Battle of the Ports, educational as well as somewhat entertaining 😅
Had all three of them on my amiga 1200 as a kid, Dreams is the weaker of the three for sure, Illusions looks the nicest but in my opinion Fantasies is the best overall.
Totally agree, although I sank quite a few hours in to Steel Wheel, my favorite of these 4 tables.
That'S because, Illusion was not made by the same people. What do you think of Slam Tilt?
Not really familiar with this one, I know Atari Falcon fans say Obsession was the superior Pinball title on the STE.
Stewart Gilray taking it upon himself to port Pinball Dreams to the Falcon machine.
But it was a straight port of the Amiga original?
I know it's on the Falcon and I have the rom but how the hell to get it running is beyond me. But yeah, I believe it's just an amiga port.
In general, Pinball Dreams is a bit rough overall with floaty ball physics, but still a great game. Pinball Fantasies is better in every way though.
I must say that I'm a bit surprised that you liked the GameBoy version so much as it has even more floaty ball physics than the Amiga/DOS versions, but taste is subjective and all that. ;)
Edit: Oh, and the DOS version have a neat thing where it can modulate the music through the PC speaker, sounds like crap but kind of crazy to hear the full music from within the PC.
Yeah, back on the day when I still did not have a sound card, I played the Pinball dreams 2 demo in this mode. It was kinda crunchy, but amazing noe the less.
The PC version also let's you choose the tilt of the table. I'm pretty sure that wasn't a feature on the original. Or maybe I just missed it?

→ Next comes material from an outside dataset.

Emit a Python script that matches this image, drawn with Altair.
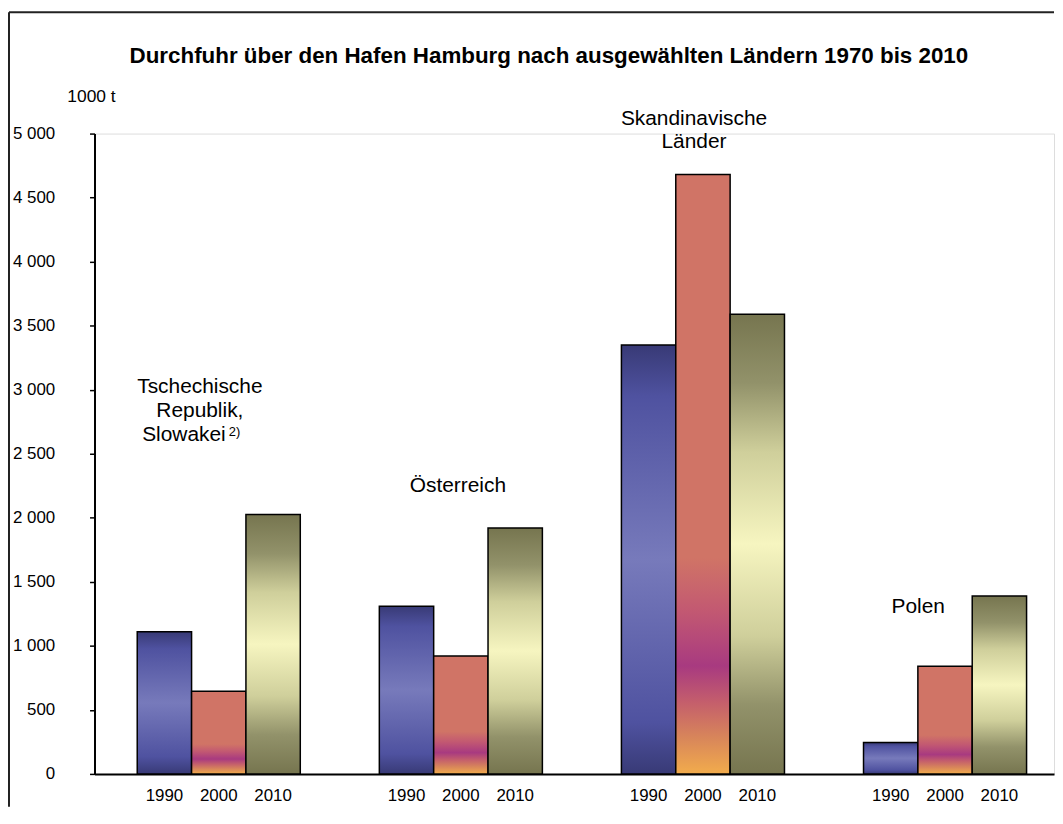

Amazing but certainly not Pinball Fantasies amazing.
Big fan of both DOS and GBA ports.
I prefer the PSP Minis version these days, Amiga emulation means messing around selecting a Kickstart ROM, memory configuration etc. When you can already be playing a decent version of the game if you opt for the PSP version.
There is always Gamebase Amiga where the configurations have been done for you. Though the Gamebase software is old now (not GB Amiga, it recently had a 2.3 release), it still works on Windows 10- don't know about 11.
@@QunMang That sounds useful but I don't have anything that runs Windows, the whole Amiga emulation experience is just so off putting even with pre-made configurations I hate how there are multiple despoiled hacked versions of most things some of which may not work rather than one clean rip of the actual game.
@@johns6265 I can't help with the non-Windows platform, but as for clean rips, do any emulators on your platform load .ipf files? That's what the SPS project is about. Of course, not all games have .ipf rips so if one you want doesn't, you're probably stuck with a cracked version.
@@QunMang Thanks, I use FS-UAE which does appear to support .ipf. All the hacked stuff categorised as such and kept separate from clean rips or outright deleted would be a start for Amiga game preservation.
It looks like a good game, but nowhere near as good as their contemporaries, like Compile/Technosoft's Devil Crush or even RARE's PinBot/High Speed (technically, the latter is an arcade pinball port, but still). Maybe I'll try the Amiga/DOS game sometime.
Alien Crush and Devil's Crush are not pinball games for me, just action games using a ball and flips to kill enemies 😉
I'm also in the Devil Crash area when it come to the better game.
The Pinball Dreams was only release to OCS or ECS not AGA. There’s not an Amiga 1200 version. Don’t said that. Really????
Isn't this game some kind of precursor to Epic Pinball as well? If not, I find it to be an amazing coincidence that the Pinball Dreams series is so close in design and sound (I do however prefer Epic Pinball).
@Lassi Kinnunen 81 I think I'm only nostalgic for Epic since I knew it first. Plus, the MOD sequencer soundtrack to Epic Pinball is true FIRE all the way, even better than the games it imitates.